All other peers just stop receiving any coordinates, after timeout left a leader (elected by RAFT protocol) performs a client drop.
I was telling about optimizing lattency, and not the traffic. It’s true, outgoing bandwidth will be higher, no magic.
I made a several tests, even if you are in the same city as a dedicated server, you get at least X2 less latency compared to directl connections. If the server is in another city or country, latency improvement is much better. Also matchmaker has a “geo-distance” parameter based by IP, if enabled it tries to match players from the same location together.
I’m using existing public DHT network instead of dedicated server (I’m experimenting with two networks, KAD / mainline DHT which allows to store up to 2K for 2 hours, and OpenDHT, which allows to store up to 64K). Clients joins to this networks and helps other peers to perform matchmaking and NAT punching). I’m not “hacking” or abusing networks, it’s the official network standards, this networks are created for developing P2P applications (file sharing is only a single possible application, there are many others, I’m trying to apply it for gaming).
Typically in UDP networking systems for games you build a connection oriented system on top of UDP. That’s all I’m referring to as a “connection”.

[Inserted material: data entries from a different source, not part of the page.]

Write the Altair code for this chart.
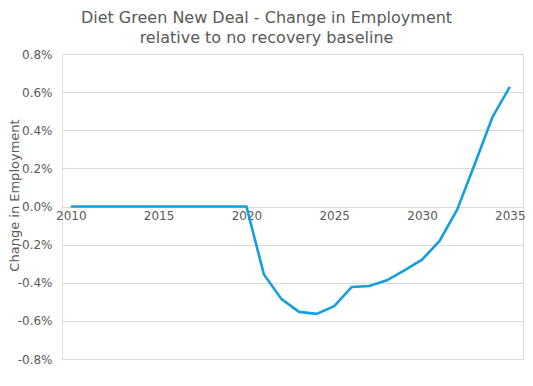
import altair as alt
import pandas as pd

years = list(range(2010, 2036))
change = [0.0] * 11 + [
    -0.00357, -0.00486, -0.00553, -0.00563, -0.00523,
    -0.00422, -0.00417, -0.00387, -0.00335, -0.00279,
    -0.00181, -0.00017, 0.00222, 0.00467, 0.00628,
]
y_ticks = [-0.008, -0.006, -0.004, -0.002, 0.0, 0.002, 0.004, 0.006, 0.008]
x_ticks = [2010, 2015, 2020, 2025, 2030, 2035]

df = pd.DataFrame({"year": years, "change": change})

FONT = "DejaVu Sans"
GRAY = "#595959"

W, H = 461, 305

base = alt.Chart(df)

line = base.mark_line(color="#159ee0", strokeWidth=2.6).encode(
    x=alt.X(
        "year:Q",
        scale=alt.Scale(domain=[2009.5, 2035.75], nice=False, zero=False),
        axis=alt.Axis(
            values=x_ticks, format="d", title=None, grid=False, domain=False,
            ticks=False, offset=-H / 2, labelPadding=4, labelFontSize=12,
            labelColor=GRAY, labelFont=FONT,
        ),
    ),
    y=alt.Y(
        "change:Q",
        scale=alt.Scale(domain=[-0.008, 0.008], nice=False),
        axis=alt.Axis(
            values=y_ticks,
            labelExpr="replace(format(datum.value, '.1%'), '\u2212', '-')",
            title="Change in Employment", titleFontSize=13, titleFontWeight="normal",
            titleColor=GRAY, titleFont=FONT, titleX=-41, titleY=141,
            titleAngle=-90, titleBaseline="bottom", titleAlign="center",
            labelFontSize=12, labelColor=GRAY, labelFont=FONT, labelPadding=10,
            domain=False, ticks=False, gridColor="#d9d9d9", gridWidth=1,
        ),
    ),
)

chart = line.properties(
    width=W,
    height=H,
    title=alt.TitleParams(
        text=["Diet Green New Deal - Change in Employment", "relative to no recovery baseline"],
        fontSize=16, font=FONT, fontWeight="normal", color=GRAY,
        anchor="middle", dx=-26, offset=2, lineHeight=20,
    ),
    padding={"left": 54, "top": 46, "right": 2, "bottom": 8},
    autosize=alt.AutoSizeParams(type="none"),
).configure_view(stroke=None).configure(background="white")

chart.save("out.html", embed_options={"renderer": "svg", "actions": False})
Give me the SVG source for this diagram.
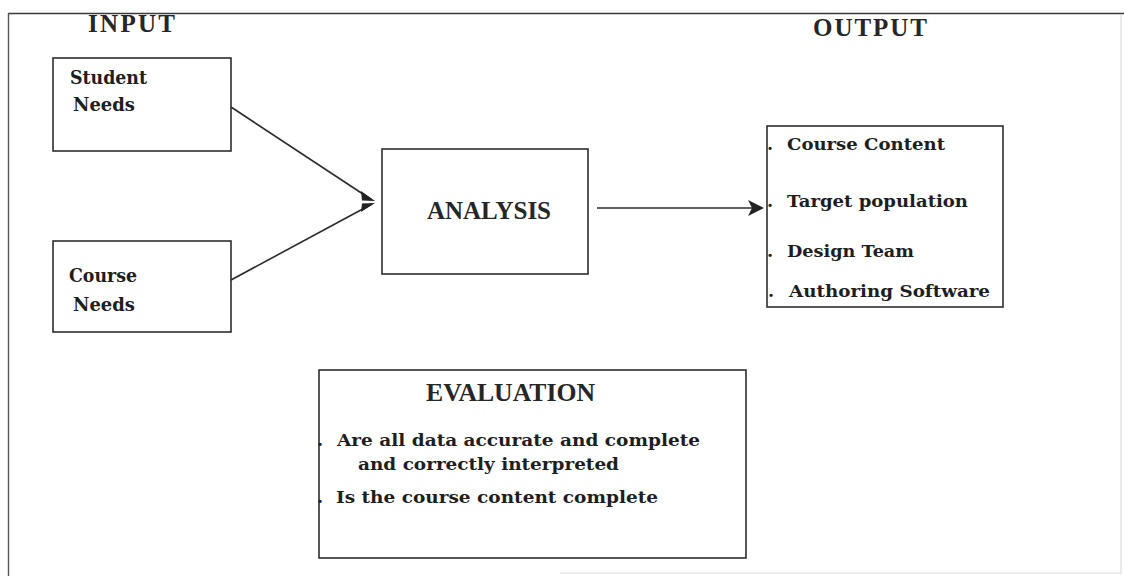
<svg xmlns="http://www.w3.org/2000/svg" width="1124" height="576" viewBox="0 0 1124 576">
  <defs>
    <style>
      .box { fill: #ffffff; stroke: #2e2e2e; stroke-width: 1.6; }
      .edge { fill: none; stroke: #2a2a2a; stroke-width: 1.6; }
      .head { fill: #222222; stroke: none; }
      .title { font-family: "Liberation Serif", "Times New Roman", serif; font-weight: bold; font-size: 25px; fill: #262626; }
      .label { font-family: "DejaVu Serif", "Liberation Serif", serif; font-weight: bold; font-size: 19px; fill: #1e1e1e; }
      .item { font-family: "DejaVu Serif", "Liberation Serif", serif; font-weight: bold; font-size: 17.5px; fill: #1e1e1e; }
    </style>
  </defs>

  <rect width="1124" height="576" fill="#ffffff"/>

  <!-- outer frame: strong top and left, faint right and bottom -->
  <g id="frame">
    <line x1="8" y1="13.5" x2="1124" y2="13.5" stroke="#3a3a3a" stroke-width="1.6"/>
    <line x1="8.5" y1="13" x2="8.5" y2="576" stroke="#555555" stroke-width="1.4"/>
    <line x1="1121" y1="14" x2="1121" y2="574" stroke="#d6d6d6" stroke-width="1"/>
    <line x1="560" y1="573" x2="1121" y2="573" stroke="#dcdcdc" stroke-width="1"/>
  </g>

  <!-- column headings -->
  <text class="title" x="88" y="32" textLength="87" lengthAdjust="spacing">INPUT</text>
  <text class="title" x="813" y="36" textLength="114" lengthAdjust="spacing">OUTPUT</text>

  <g id="student-needs">
    <rect class="box" x="53" y="58" width="178" height="93"/>
    <text class="label" x="70" y="84" textLength="77" lengthAdjust="spacingAndGlyphs">Student</text>
    <text class="label" x="73" y="111" textLength="62" lengthAdjust="spacingAndGlyphs">Needs</text>
  </g>

  <g id="course-needs">
    <rect class="box" x="53" y="241" width="178" height="91"/>
    <text class="label" x="69" y="282" textLength="68" lengthAdjust="spacingAndGlyphs">Course</text>
    <text class="label" x="73" y="311" textLength="62" lengthAdjust="spacingAndGlyphs">Needs</text>
  </g>

  <g id="analysis">
    <rect class="box" x="382" y="149" width="206" height="125"/>
    <text class="title" x="427" y="219" textLength="124" lengthAdjust="spacingAndGlyphs">ANALYSIS</text>
  </g>

  <g id="output">
    <rect class="box" x="767" y="126" width="236" height="181"/>
    <text class="item" x="767" y="150">.</text>
    <text class="item" x="787" y="150" textLength="158" lengthAdjust="spacingAndGlyphs">Course Content</text>
    <text class="item" x="767" y="207">.</text>
    <text class="item" x="787" y="207" textLength="181" lengthAdjust="spacingAndGlyphs">Target population</text>
    <text class="item" x="767" y="257">.</text>
    <text class="item" x="787" y="257" textLength="127" lengthAdjust="spacingAndGlyphs">Design Team</text>
    <text class="item" x="768" y="297">.</text>
    <text class="item" x="789" y="297" textLength="201" lengthAdjust="spacingAndGlyphs">Authoring Software</text>
  </g>

  <g id="evaluation">
    <rect class="box" x="319" y="370" width="427" height="188"/>
    <text class="title" x="426" y="401" textLength="169" lengthAdjust="spacingAndGlyphs">EVALUATION</text>
    <text class="item" x="317" y="446">.</text>
    <text class="item" x="337" y="446" textLength="363" lengthAdjust="spacingAndGlyphs">Are all data accurate and complete</text>
    <text class="item" x="358" y="470" textLength="261" lengthAdjust="spacingAndGlyphs">and correctly interpreted</text>
    <text class="item" x="317" y="503">.</text>
    <text class="item" x="336" y="503" textLength="322" lengthAdjust="spacingAndGlyphs">Is the course content complete</text>
  </g>

  <!-- connectors -->
  <g id="connectors">
    <line class="edge" x1="231" y1="107" x2="372" y2="200"/>
    <line class="edge" x1="231" y1="280" x2="372" y2="204"/>
    <!-- notched head where the two input lines meet -->
    <polygon class="head" points="361,191 375,201 362,200.5"/>
    <polygon class="head" points="362,203.5 375,203 361,212"/>
    <line class="edge" x1="597" y1="208" x2="752" y2="208"/>
    <polygon class="head" points="748,200 764,208 748,216 752,208"/>
  </g>
</svg>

How it is possible for just 1 connection to drop is the Internet is a spider web of networking equipment with common failures. My ability to send a message directly to you can temporarily fail, even through both of us can get to a 3rd party, because the link my provider internally uses to send packets your way has failed, but the link my provider uses to get to the 3rd party we can both still talk to is good. These kinds of temporary disruptions on the Internet are extremely common.
You are right, that’s why I’m looking for some beta-testers to check how it will work on real projects.
On a small tests I haven’t faced issues you are talking, may be they will be noticable on large scale.